The deleted scenes make it clear that there was a radical last minute change of direction, abandoning all the filmed material with the character of the Walker in exchange for a climax in which Will realises that the power was inside him all along. This is never good. The original narrative doesn’t look much better, but did at least seem to be ducking the ‘the power was in you all along’ cliche.

What’s right with it?

The Old Ones and the Rider are played well beyond the desert of the material.

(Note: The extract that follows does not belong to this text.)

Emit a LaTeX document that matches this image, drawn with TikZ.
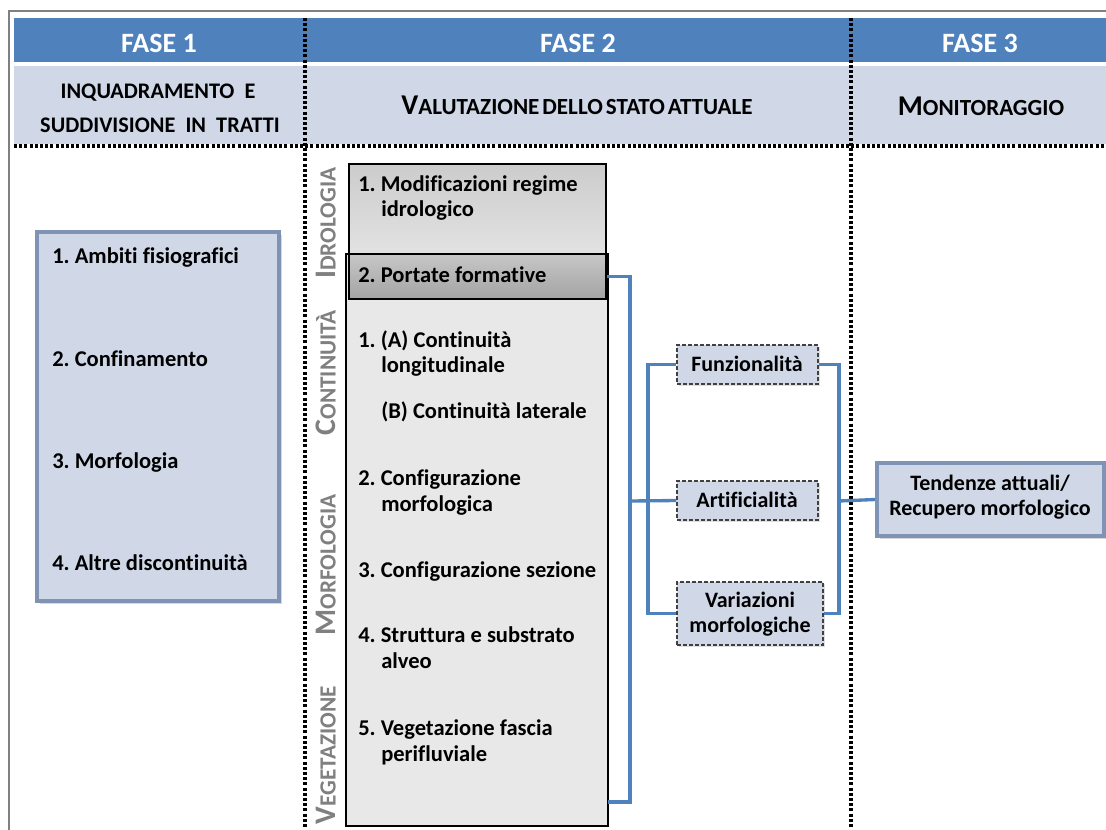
\documentclass[tikz,border=0pt]{standalone}
\usepackage{fontspec}
\setmainfont{Carlito}[Ligatures=NoCommon]
\frenchspacing
\usetikzlibrary{fit,shadows,calc}
\definecolor{hdrblue}{HTML}{4F81BD}
\definecolor{lightband}{HTML}{D0D8E8}
\definecolor{conblue}{HTML}{4F81BD}
\definecolor{boxborder}{HTML}{7F93B5}
\definecolor{labgray}{HTML}{808080}
\newcommand\mysc[2]{{\fontsize{22.4}{24}\selectfont #1}{\fontsize{17.4}{20}\selectfont #2}}
\newcommand\mysub[2]{{\fontsize{21.5}{24}\selectfont #1}{\fontsize{17.3}{20}\selectfont #2}}
\begin{document}
\begin{tikzpicture}[x=0.75pt,y=-0.75pt,
  phase/.style={anchor=base, inner sep=0, text=white, font=\fontsize{21}{24}\selectfont\bfseries},
  subhd/.style={anchor=base, inner sep=0, font=\fontsize{16.7}{19}\selectfont\bfseries},
  item/.style={anchor=base west, inner sep=0, font=\fontsize{16.9}{19}\selectfont\bfseries},
  ctext/.style={anchor=base, inner sep=0, font=\fontsize{16.5}{19}\selectfont\bfseries},
  sidelab/.style={rotate=90, text=labgray, inner sep=0, font=\bfseries},
  dotline/.style={line width=2.5pt, dash pattern=on 2.2pt off 1.7pt},
  conn/.style={conblue, line width=2.5pt},
  dbox/.style={draw=black!75, dash pattern=on 3pt off 1.5pt, fill=lightband, line width=1pt, inner sep=0,
     drop shadow={opacity=0.25, shadow xshift=1.5pt, shadow yshift=-1.5pt}},
  sbox/.style={fill=lightband, draw=boxborder, line width=3pt, inner sep=0,
     drop shadow={opacity=0.3, shadow xshift=2pt, shadow yshift=-2pt}},
  gbox/.style={draw=black, line width=2.2pt, inner sep=0}
]
\useasboundingbox (0,0) rectangle (1106,829);
\fill[white] (0,0) rectangle (1106,829);
% outer frame
\draw[gray, line width=1.8pt] (9,840) -- (9,11) -- (1115,11);
% header bands
\node[fit={(14,18) (1106,62)}, fill=hdrblue, inner sep=0] (hdr) {};
\node[fit={(14,66) (1106,144)}, fill=lightband, inner sep=0] (band) {};
\node[phase] (fase1) at (159,52) {FASE 1};
\node[phase] (fase2) at (578,52) {FASE 2};
\node[phase] (fase3) at (980,52) {FASE 3};
\node[subhd] (sub1a) at (158,98) {INQUADRAMENTO\ \ E};
\node[subhd] (sub1b) at (160,132) {SUDDIVISIONE\ \ IN\ \ TRATTI};
\node[anchor=base, inner sep=0, font=\bfseries] (sub2) at (577,114) {\mysub{V}{ALUTAZIONE}\ \mysub{}{DELLO}\ \mysub{}{STATO}\ \mysub{}{ATTUALE}};
\node[anchor=base, inner sep=0, font=\bfseries] (sub3) at (981,115) {\mysub{M}{ONITORAGGIO}};
% dotted separators
\draw[dotline] (14,146) -- (1106,146);
\draw[dotline] (305,18) -- (305,829);
\draw[dotline] (851,18) -- (851,829);
% phase 1 box
\node[sbox, fit={(37,232) (279,601)}] (f1box) {};
\node[item] (a1) at (52,263) {1. Ambiti fisiografici};
\node[item] (a2) at (52,366) {2. Confinamento};
\node[item] (a3) at (52,468) {3. Morfologia};
\node[item] (a4) at (52,570) {4. Altre discontinuità};
% phase 2 boxes
\node[gbox, fill=black!9, fit={(346,254) (608,826)}] (main) {};
\node[gbox, top color=black!20, bottom color=black!7, fit={(349,164) (606,299)}] (idro) {};
\node[gbox, top color=black!22, bottom color=black!36, fit={(349,254) (606,299)}] (port) {};
\node[item] (b1a) at (358,191) {1. Modificazioni regime};
\node[item] (b1b) at (381,216) {idrologico};
\node[item] (b2) at (358,282) {2. Portate formative};
\node[item] (c1a) at (358,347) {1. (A) Continuità};
\node[item] (c1b) at (381,372) {longitudinale};
\node[item] (c1c) at (381,418) {(B) Continuità laterale};
\node[item] (m2a) at (358,485) {2. Configurazione};
\node[item] (m2b) at (381,511) {morfologica};
\node[item] (m3) at (358,577) {3. Configurazione sezione};
\node[item] (m4a) at (358,642) {4. Struttura e substrato};
\node[item] (m4b) at (381,668) {alveo};
\node[item] (v5a) at (358,735) {5. Vegetazione fascia};
\node[item] (v5b) at (381,761) {perifluviale};
% side labels
\node[sidelab] (lidro) at (326,223) {\mysc{I}{DROLOGIA}};
\node[sidelab] (lcont) at (326,373) {\mysc{C}{ONTINUITÀ}};
\node[sidelab] (lmorf) at (326,565) {\mysc{M}{ORFOLOGIA}};
\node[sidelab] (lveg) at (326,755) {\mysc{V}{EGETAZIONE}};
% dashed boxes
\node[dbox, fit={(677,345) (818,384)}] (funz) {};
\node[ctext] (funzT) at (747,371) {Funzionalità};
\node[dbox, fit={(677,481) (818,520)}] (artif) {};
\node[ctext] (artifT) at (747,507) {Artificialità};
\node[dbox, fit={(677,582) (823,645)}] (var) {};
\node[ctext] (varTa) at (750,607) {Variazioni};
\node[ctext] (varTb) at (750,632) {morfologiche};
% phase 3 box
\node[sbox, fit={(877,463) (1104,536)}] (tend) {};
\node[ctext] (tendTa) at (990,490) {Tendenze attuali/};
\node[ctext] (tendTb) at (990,515) {Recupero morfologico};
% connectors
\coordinate (jL) at (630,501);
\coordinate (jM) at (648,501);
\coordinate (jR) at (839,501);
\coordinate (mainEnd) at (608,802);
\draw[conn] (port.east) -| (jL) |- (mainEnd);
\draw[conn] (jL) -- (artif.west);
\draw[conn] (funz.west) -| (jM) |- (var.west);
\draw[conn] (funz.east) -| (jR) |- (var.east);
\draw[conn] (jR) -- (tend.west);
\end{tikzpicture}
\end{document}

Christophe ‘Frozen’ Beck turns in a score that is fucking wasted on this shit.

How bad is it really?

Oh, it’s bad, and not just a bad adaptation. It’s Seventh Son levels of suck in both departments, and for much the same reason, vis the use of an existing property without regard to the themes and meaning of the original text, and throwing in the Death Eater smoke trail effects for good measure. The film basically throws out all that is unique in the source material in the name of making a sub-par Harry Potter knockoff with added relationship wangst (well, added in regard to the first HP; the later ones had plenty of their own, and it’s pretty damning that The Dark is Rising‘s relationship wangst is worse than all of Potter’s, even the Cho Chang red herring.)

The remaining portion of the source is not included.